Chad Hart, ISU Extension Grain Marketing Economist, highlights new Iowa State University Extension and Outreach videos for today’s current farm financial situation.

With commodity prices low and projected to stay that way over the next couple years, farmers have begun to feel the pinch in their pocketbooks. This has made managing the finances of the farm that much more important. With this in mind, Iowa State University Extension and Outreach has released two videos that deal with the current farm financial situation and what can be done to alleviate financial pressure.

I host the first video, titled Tips for Managing Margins. It offers ideas for how to weather the next few years of low crop prices like protecting capital, reviewing production costs and renegotiating loans.

The second video, called Understanding Farm Mediation, was created in partnership with Iowa Mediation Service and is about the process of mediation. Mediation is an option available to farmers as they work with their creditors to find a mutually beneficial solution to a delinquent secured agricultural debt of $20,000 or more.

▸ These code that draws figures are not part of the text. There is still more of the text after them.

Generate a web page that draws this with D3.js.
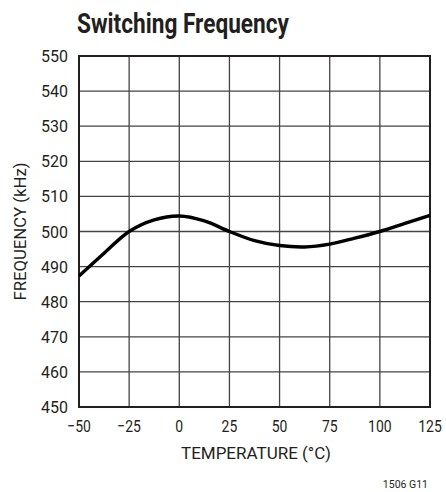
<!DOCTYPE html>
<meta charset="utf-8">
<html>
<head>
    <title>Switching Frequency</title>
</head>
<style>
    *{ margin:0; padding:0;}
    body{ background:#fff;}
    text{ font-family:'Roboto','Liberation Sans',sans-serif; fill:#231f20;}
</style>
<script src="https://cdn.jsdelivr.net/npm/d3@7"></script>
<div id="chartContainer"></div>
<script type="text/javascript">

    // temperature (C) vs switching frequency (kHz)
    var temps = [-50, -37.5, -25, -12.5, 0, 12.5, 25, 37.5, 50, 62.5, 75, 87.5, 100, 112.5, 125];
    var freqs = [487.3, 493.8, 500, 503.3, 504.4, 503.0, 500, 497.4, 496.0, 495.6, 496.4, 498.1, 500, 502.3, 504.6];
    var xTicks = [-50, -25, 0, 25, 50, 75, 100, 125];
    var yTicks = [450, 460, 470, 480, 490, 500, 510, 520, 530, 540, 550];

    var W = 446, H = 492;
    var pl = 79, pr = 430, pt = 56, pb = 407;

    var svg = d3.select("#chartContainer").append("svg")
        .attr("width", W)
        .attr("height", H);

    var x = d3.scaleLinear().domain([-50, 125]).range([pl, pr]);
    var y = d3.scaleLinear().domain([450, 550]).range([pb, pt]);

    // grid
    svg.append("g").selectAll("line").data(xTicks.slice(1, -1)).enter().append("line")
        .attr("x1", d => x(d)).attr("x2", d => x(d))
        .attr("y1", pt).attr("y2", pb)
        .attr("stroke", "#444").attr("stroke-width", 1.3);
    svg.append("g").selectAll("line").data(yTicks.slice(1, -1)).enter().append("line")
        .attr("y1", d => y(d)).attr("y2", d => y(d))
        .attr("x1", pl).attr("x2", pr)
        .attr("stroke", "#444").attr("stroke-width", 1.3);

    // frame
    svg.append("rect")
        .attr("x", pl).attr("y", pt)
        .attr("width", pr - pl).attr("height", pb - pt)
        .attr("fill", "none").attr("stroke", "#231f20").attr("stroke-width", 2);

    // curve
    var line = d3.line()
        .x((d, i) => x(temps[i]))
        .y(d => y(d))
        .curve(d3.curveCatmullRom);
    svg.append("path")
        .datum(freqs)
        .attr("d", line)
        .attr("fill", "none")
        .attr("stroke", "#000")
        .attr("stroke-width", 3.4)
        .attr("stroke-linejoin", "round");

    // tick labels
    svg.append("g").selectAll("text").data(yTicks).enter().append("text")
        .attr("x", 68).attr("y", d => y(d) + 6)
        .attr("text-anchor", "end")
        .attr("textLength", 27).attr("lengthAdjust", "spacingAndGlyphs")
        .style("font-size", "17px")
        .text(d => d);
    svg.append("g").selectAll("text").data(xTicks).enter().append("text")
        .attr("x", d => x(d)).attr("y", 432)
        .attr("text-anchor", "middle")
        .style("font-size", "17px")
        .text(d => d < 0 ? "\u2212" + Math.abs(d) : d)
        .each(function() {
            // squeeze to look like a condensed face
            var w = this.getComputedTextLength();
            d3.select(this).attr("textLength", w * 0.82).attr("lengthAdjust", "spacingAndGlyphs");
        });

    // titles
    svg.append("text")
        .attr("x", 77).attr("y", 33)
        .attr("textLength", 212).attr("lengthAdjust", "spacingAndGlyphs")
        .style("font-size", "28px")
        .style("font-weight", "bold")
        .text("Switching Frequency");
    svg.append("text")
        .attr("x", 256).attr("y", 459)
        .attr("text-anchor", "middle")
        .attr("textLength", 150).attr("lengthAdjust", "spacingAndGlyphs")
        .style("font-size", "17px")
        .text("TEMPERATURE (\u00B0C)");
    svg.append("text")
        .attr("transform", "translate(26," + ((pt + pb) / 2) + ") rotate(-90)")
        .attr("text-anchor", "middle")
        .attr("textLength", 138).attr("lengthAdjust", "spacingAndGlyphs")
        .style("font-size", "17px")
        .text("FREQUENCY (kHz)");
    svg.append("text")
        .attr("x", 428).attr("y", 488)
        .attr("text-anchor", "end")
        .style("font-size", "10.5px")
        .text("1506 G11");
</script>
</html>
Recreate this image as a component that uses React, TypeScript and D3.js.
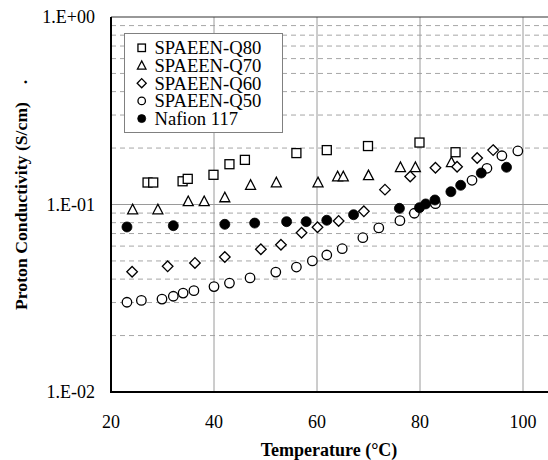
import React from "react";
import * as d3 from "d3";

const xTicks = [20, 40, 60, 80, 100];
const yMajor = [0.01, 0.1, 1];
const yTickLabels = ["1.E-02", "1.E-01", "1.E+00"];

const q80T = [27.1, 28.2, 33.9, 34.9, 39.9, 43.0, 46.0, 56.0, 61.9, 69.9, 79.9, 86.9];
const q80V = [0.131, 0.131, 0.133, 0.137, 0.144, 0.164, 0.173, 0.188, 0.195, 0.205, 0.214, 0.19];

const q70T = [24.2, 29.1, 35.0, 38.1, 42.1, 47.1, 52.1, 60.2, 64.0, 65.1, 70.0, 76.2, 79.1, 86.1];
const q70V = [0.094, 0.094, 0.104, 0.104, 0.109, 0.127, 0.131, 0.131, 0.141, 0.141, 0.143, 0.158, 0.158, 0.168];

const q60T = [24.1, 31.0, 36.3, 42.1, 49.1, 53.0, 57.0, 60.1, 64.2, 69.1, 73.2, 78.1, 83.0, 87.2, 91.1, 94.2];
const q60V = [0.0438, 0.0468, 0.0488, 0.0525, 0.0577, 0.061, 0.0707, 0.0756, 0.0817, 0.092, 0.12, 0.141, 0.157, 0.159, 0.177, 0.195];

const q50T = [23.1, 25.9, 29.9, 32.1, 34.0, 36.1, 40.0, 43.0, 47.0, 52.0, 56.0, 59.1, 61.9, 64.9, 68.9, 72.0, 76.1, 78.9, 83.0, 90.1, 93.0, 95.9, 99.0];
const q50V = [0.0301, 0.0308, 0.0313, 0.0324, 0.0337, 0.0347, 0.0365, 0.0381, 0.0406, 0.0436, 0.0464, 0.05, 0.0538, 0.0581, 0.0665, 0.075, 0.082, 0.0898, 0.101, 0.1346, 0.156, 0.182, 0.193];

const nafT = [23.1, 32.1, 42.1, 47.9, 54.1, 57.9, 61.9, 67.1, 76.0, 79.9, 81.1, 82.9, 86.0, 87.9, 91.9, 96.8];
const nafV = [0.0759, 0.0771, 0.0784, 0.0796, 0.081, 0.081, 0.0824, 0.0882, 0.0954, 0.0962, 0.1007, 0.1057, 0.117, 0.1266, 0.1472, 0.158];

const seriesNames = ["SPAEEN-Q80", "SPAEEN-Q70", "SPAEEN-Q60", "SPAEEN-Q50", "Nafion 117"];
const seriesShapes = ["square", "triangle", "diamond", "circle", "dot"];

const W = 548;
const H = 460;
const L = 111;
const TOP = 17;
const BOT = 392;
const FONT = "'Liberation Serif', 'Times New Roman', serif";
const TS: React.CSSProperties = { fontFamily: FONT };

function Marker({ shape, x, y, s }: { shape: string; x: number; y: number; s: number }) {
  const sw = 1.3;
  if (shape === "square")
    return <rect x={x - s / 2} y={y - s / 2} width={s} height={s} fill="white" stroke="black" strokeWidth={sw} />;
  if (shape === "triangle") {
    const h = s * 0.95;
    return (
      <polygon
        points={`${x},${y - h / 2 - 1} ${x - s / 2 - 0.5},${y + h / 2} ${x + s / 2 + 0.5},${y + h / 2}`}
        fill="white"
        stroke="black"
        strokeWidth={sw}
      />
    );
  }
  if (shape === "diamond") {
    const r = s / 2 + 0.8;
    return (
      <polygon
        points={`${x},${y - r} ${x + r},${y} ${x},${y + r} ${x - r},${y}`}
        fill="white"
        stroke="black"
        strokeWidth={sw}
      />
    );
  }
  if (shape === "circle") return <circle cx={x} cy={y} r={s / 2} fill="white" stroke="black" strokeWidth={sw} />;
  return <circle cx={x} cy={y} r={s / 2 + 0.5} fill="black" stroke="black" strokeWidth={0.8} />;
}

export default function App() {
  const x = d3.scaleLinear().domain([20, 110]).range([L, L + 90 * 5.15]);
  const y = d3.scaleLog().domain([0.01, 1]).range([BOT, TOP]);

  const minors: number[] = [];
  [0.01, 0.1].forEach((d) => {
    for (let k = 2; k <= 9; k++) minors.push(d * k);
  });

  const series = [
    [q80T, q80V],
    [q70T, q70V],
    [q60T, q60V],
    [q50T, q50V],
    [nafT, nafV],
  ];

  const legX = 124.5;
  const legY = 33.5;
  const legW = 158;
  const legH = 99;
  const rowY = [47.8, 65.5, 83.2, 100.9, 118.6];

  return (
    <svg width={W} height={H} style={{ position: "absolute", left: 0, top: 0, background: "white" }}>
      <rect x={0} y={0} width={W} height={H} fill="white" />
      {minors.map((m, i) => (
        <line
          key={"mn" + i}
          x1={L}
          x2={W}
          y1={y(m)}
          y2={y(m)}
          stroke="#a6a6a6"
          strokeWidth={1}
          strokeDasharray="5,4"
        />
      ))}
      {xTicks.slice(1).map((t) => (
        <line key={"vx" + t} x1={x(t)} x2={x(t)} y1={TOP} y2={BOT} stroke="#9a9a9a" strokeWidth={1} />
      ))}
      <line x1={L} x2={W} y1={y(0.1)} y2={y(0.1)} stroke="#9a9a9a" strokeWidth={1} />
      <line x1={L} x2={W} y1={y(1)} y2={y(1)} stroke="#333" strokeWidth={1.2} />

      {series.map(([ts, vs], si) =>
        ts.map((t, i) => (
          <Marker
            key={"p" + si + "-" + i}
            shape={seriesShapes[si]}
            x={x(t)}
            y={y(vs[i])}
            s={si === 3 ? 9.5 : 9}
          />
        ))
      )}

      <line x1={L} x2={L} y1={TOP} y2={BOT + 1} stroke="black" strokeWidth={2} />
      <line x1={L - 1} x2={W} y1={BOT} y2={BOT} stroke="black" strokeWidth={2} />

      {yMajor.map((v, i) => (
        <text key={"yl" + i} x={95} y={y(v)} textAnchor="end" dominantBaseline="central" fontSize={18} style={TS}>
          {yTickLabels[i]}
        </text>
      ))}
      {xTicks.map((t) => (
        <text key={"xl" + t} x={x(t)} y={422} textAnchor="middle" dominantBaseline="central" fontSize={18} style={TS}>
          {t}
        </text>
      ))}

      <text x={329} y={450} textAnchor="middle" dominantBaseline="central" fontSize={18} fontWeight="bold" style={TS}>
        Temperature (°C)
      </text>
      <text
        transform="translate(21,206) rotate(-90)"
        textAnchor="middle"
        dominantBaseline="central"
        fontSize={17.7}
        fontWeight="bold"
        style={TS}
      >
        Proton Conductivity (S/cm)
      </text>
      <text
        transform="translate(21,82) rotate(-90)"
        textAnchor="middle"
        dominantBaseline="central"
        fontSize={17.7}
        fontWeight="bold"
        style={TS}
      >
        .
      </text>

      <rect x={legX} y={legY} width={legW} height={legH} fill="white" stroke="#808080" strokeWidth={1} />
      {seriesNames.map((n, i) => (
        <g key={"lg" + i}>
          <Marker shape={seriesShapes[i]} x={141.7} y={rowY[i]} s={i === 4 ? 7 : 7.5} />
          <text x={154.5} y={rowY[i]} dominantBaseline="central" fontSize={18.6} style={TS}>
            {n}
          </text>
        </g>
      ))}
    </svg>
  );
}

This short video provides tips to help farmers better understand what mediation is and when it may be necessary. It describes the process and provides a step-by-step guide on how to prepare for mediation.

While mediation is available should it be needed, ISU Extension and Outreach also provides these financial resources to help farmers create a financial plan for their operation:

  • The Iowa Concern Hotline provides free legal information to both rural and urban Iowans. Services are available 24 hours a day, 7 days a week by calling 1-800-447-1985.
  • The Center for Agricultural Law and Taxation provides information about the application of developments in agricultural law and taxation.
  • Farm Financial Associates are available to provide a no-cost look at a farm’s complete financial situation.
  • The Beginning Farmer Center helps inform and support those who are getting started in farming. It also works with established farmers on succession planning for when they leave the industry.